Maglev is not expected to steal many passengers from MARC - which takes about an hour to get to Washington and costs $5.75 - but Metcalf said the train could find an audience among those who would be willing to trade the high fare for the lower housing prices of Baltimore. The state expects to offer a discounted fare to commuters, $24 roundtrip.

"We've been surprised by the amount of commuters willing to pay high-speed rail fares, like those who live in Philadelphia and work in New York," Metcalf said.

Other experts say the fare is so high that it will turn away many potential riders - including those who would try it just for fun and those who might use it to get to work.

And the state's maglev task force, in a final report issued this month, expressed concerns about whether riders would be willing to pay significantly more than the MARC fare.

"For commuters - especially someone who commutes daily - this would be a very steep fare just to save 20 minutes," said Andrew Farkas, head of the National Transportation Center at Morgan State University. "MARC gains a lot of its ridership from all those intermediate stops, and you're not going to get that from maglev."

Maglev would have three stops: Camden Station, BWI and Union Station.

While the train is supposed to be self-sufficient once it is running, it would still require $475 million from the state for construction. Some lawmakers wonder if they can afford it, given the dire budget situation and the state's other transportation needs.

Gov.
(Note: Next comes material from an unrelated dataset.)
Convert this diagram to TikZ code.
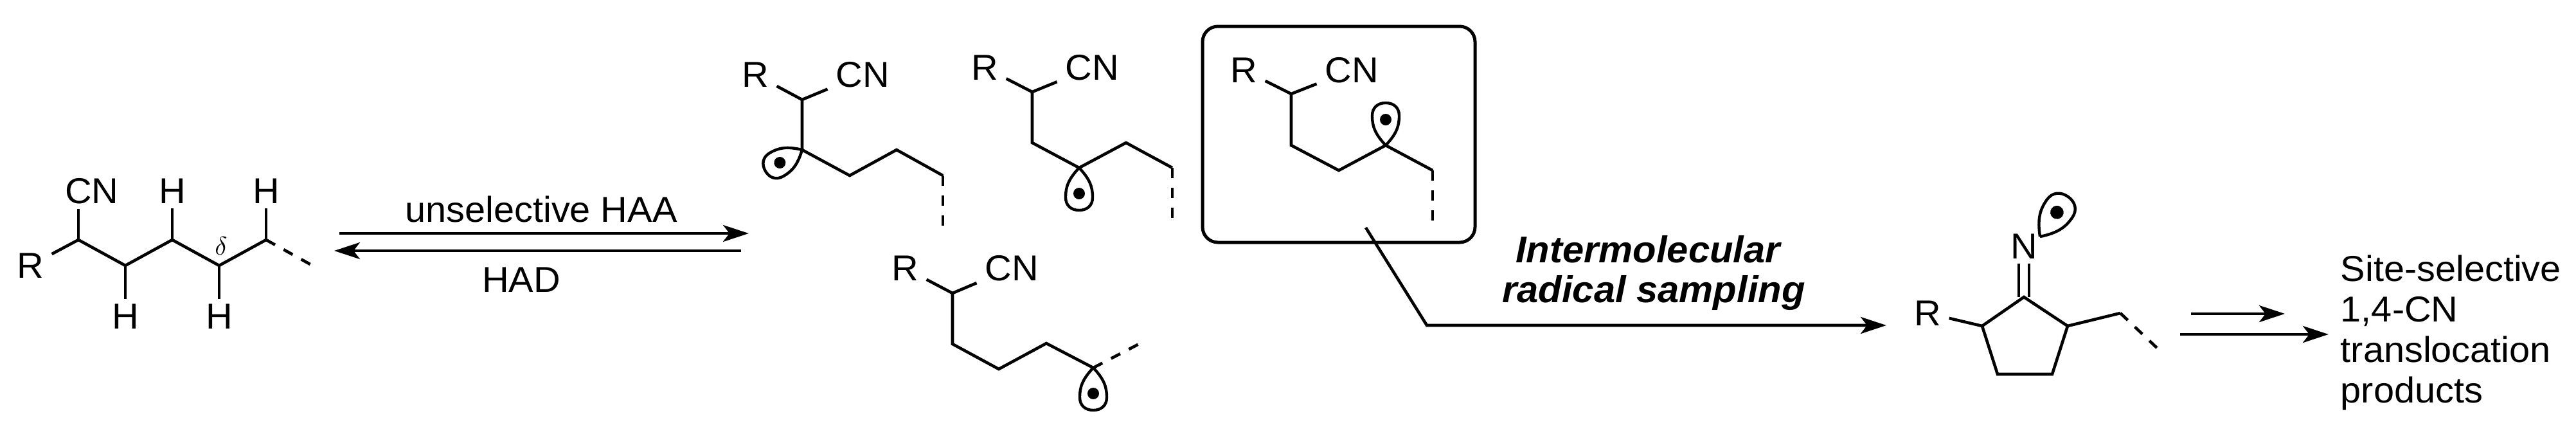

Robert L. Ehrlich Jr. says his first priority is building the $1.5 billion Intercounty Connector highway. The state also hopes to start construction on the Purple Line extension of the Washington Metro and the Red Line of the Baltimore Region Transit Plan in the next six years.

At the same time, Ehrlich wants to take $300 million out of the Transportation Trust Fund to plug holes in the budget.

"There are so many competing needs that have proven their benefit," Leopold said, adding that the state would be wiser to improve the existing MARC service. "You have to plan projects that have value."